In the midst of the seismic shifts in my garden writing business, several things took a back seat. The first was my fiction writing. Haven’t done more than glance at a few scenes since last fall. Another was this blog.
I looked at the list of unpublished posts on my Evernote files and wondered why it was getting longer and longer.
Well, to be honest I don’t have to wonder. I know. I write something and the next day decide it’s “not good enough.” It’s not written well enough. It’s a silly idea. It’s just “not quite what I wanted to say.”

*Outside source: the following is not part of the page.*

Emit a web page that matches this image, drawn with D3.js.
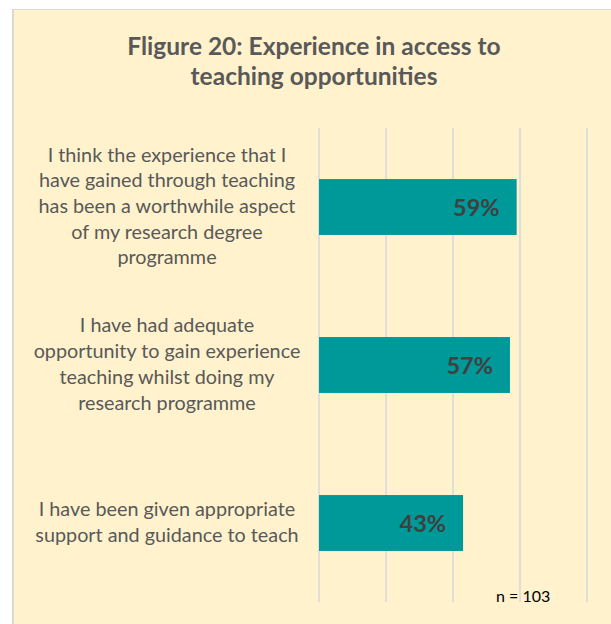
<!DOCTYPE html>
<html>
<head>
<meta charset="utf-8">
<script src="https://cdn.jsdelivr.net/npm/d3@7"></script>
<style>
  html, body { margin: 0; padding: 0; background: #ffffff; }
  svg { display: block; }
</style>
</head>
<body>
<svg id="chart" width="611" height="624"></svg>
<script>
// Chart content
const titleLines = ["Fligure 20: Experience in access to", "teaching opportunities"];
const categoryLines = [
  ["I think the experience that I", "have gained through teaching", "has been a worthwhile aspect", "of my research degree", "programme"],
  ["I have had adequate", "opportunity to gain experience", "teaching whilst doing my", "research programme"],
  ["I  have been given appropriate", "support and guidance to teach"]
];
const values = [59, 57, 43];
const xTicks = [0, 20, 40, 60, 80];
const sampleNote = "n = 103";

const svg = d3.select("#chart");
const W = 611, H = 624;

// Panel background with a thin grey frame on the top and left edges
svg.append("rect")
  .attr("x", 13).attr("y", 9.5)
  .attr("width", W).attr("height", H)
  .attr("fill", "#FFF2CC");
svg.append("line")
  .attr("x1", 13).attr("x2", 13).attr("y1", 9).attr("y2", H)
  .attr("stroke", "#D9D9D9").attr("stroke-width", 2);
svg.append("line")
  .attr("x1", 12).attr("x2", W).attr("y1", 9.5).attr("y2", 9.5)
  .attr("stroke", "#D9D9D9").attr("stroke-width", 1);

// Title
const title = svg.append("text")
  .attr("text-anchor", "middle")
  .attr("font-family", "Lato, 'Open Sans', sans-serif")
  .attr("font-weight", "bold")
  .attr("font-size", 24.5)
  .attr("fill", "#595959");
title.selectAll("tspan")
  .data(titleLines)
  .join("tspan")
  .attr("x", 314)
  .attr("y", (d, i) => 55 + i * 30)
  .text(d => d);

// Scales
const plotTop = 128, plotBottom = 602;
const x = d3.scaleLinear().domain([0, 80]).range([319, 587]);
const y = d3.scaleBand()
  .domain(d3.range(values.length))
  .range([plotTop, plotBottom])
  .paddingInner(0.646)
  .paddingOuter(0.323);

// Vertical gridlines
svg.append("g")
  .selectAll("line")
  .data(xTicks)
  .join("line")
  .attr("x1", d => x(d)).attr("x2", d => x(d))
  .attr("y1", plotTop).attr("y2", plotBottom)
  .attr("stroke", "#D9D9D9")
  .attr("stroke-width", 1.6);

// Bars
svg.append("g")
  .selectAll("rect")
  .data(values)
  .join("rect")
  .attr("x", x(0))
  .attr("y", (d, i) => y(i))
  .attr("width", d => x(d) - x(0))
  .attr("height", y.bandwidth())
  .attr("fill", "#009999");

// Value labels inside the bar ends
svg.append("g")
  .selectAll("text")
  .data(values)
  .join("text")
  .attr("x", d => x(d) - 17)
  .attr("y", (d, i) => y(i) + y.bandwidth() / 2 + 9)
  .attr("text-anchor", "end")
  .attr("font-family", "Lato, 'Open Sans', sans-serif")
  .attr("font-weight", "bold")
  .attr("font-size", 23.5)
  .attr("fill", "#404040")
  .text(d => d + "%");

// Category labels, centred beside each bar (spacing kept as written)
const lineH = 25.7;
const catG = svg.append("g")
  .attr("font-family", "Lato, 'Open Sans', sans-serif")
  .attr("font-size", 19.8)
  .attr("fill", "#595959")
  .attr("text-anchor", "middle")
  .style("white-space", "pre");
categoryLines.forEach((lines, i) => {
  const cy = y(i) + y.bandwidth() / 2;
  const t = catG.append("text");
  t.selectAll("tspan")
    .data(lines)
    .join("tspan")
    .attr("x", 167)
    .attr("y", (d, j) => cy + (j - (lines.length - 1) / 2) * lineH + 6)
    .text(d => d);
});

// Sample size note
svg.append("text")
  .attr("x", 496)
  .attr("y", 602)
  .attr("font-family", "Lato, 'Open Sans', sans-serif")
  .attr("font-size", 16)
  .attr("fill", "#000000")
  .text(sampleNote);
</script>
</body>
</html>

I have a ton of excuses. It’s a classic case of what Steven Pressfield calls “resistance” – that interior force preventing the writer from taking the last step. I’ve done a lot of the work but not that last step. Hitting publish is taking the risk. Putting words and thoughts out there to readers for their opinion and reaction is a massive risk to my ego,
What if they think I’m stupid? What if they laugh at it? What if they unsubscribe? Or ignore me? What if… What If….
There are a ton of what-ifs lying in wait to haul me off my writerly raft into the unknown depths.
And I’ve been well and truly off that raft as I work on the myriad details of getting two big gardening sites moved, rethought and rebuilt.
Moving the garden sites was necessary but it was also a ready excuse to stop pushing myself in new writerly directions. And I took that excuse like the proverbial lifeline. Grabbed onto it as if a boat were going down behind me.
Hence, the 25+ articles sitting in my files that I’ve not published.
Resistance stretched out its welcoming arms and I let it hug me tight.
It was easy. Like eating way too much chocolate but not being able to stop until the bowl is empty. (Yeah – don’t kid me, I know you’ve done that too,)
I’m fighting my way back to the boat again. Started editing the fiction. Published this post. Now we’ll see if I can keep it up.
You know resistance in your life as well. I have no guaranteed prescription for beating it that I can share. I’m told some folks let that pain/fear run their entire lives and never hit the publish or go-button. My two big projects had to be done – that’s my solid, valid excuse – but now they’re under control and I’m on the long road to constant improvement.
And that means it’s time to find the boat. Remove the resistance-tentacles. Write the words and hit the publish button.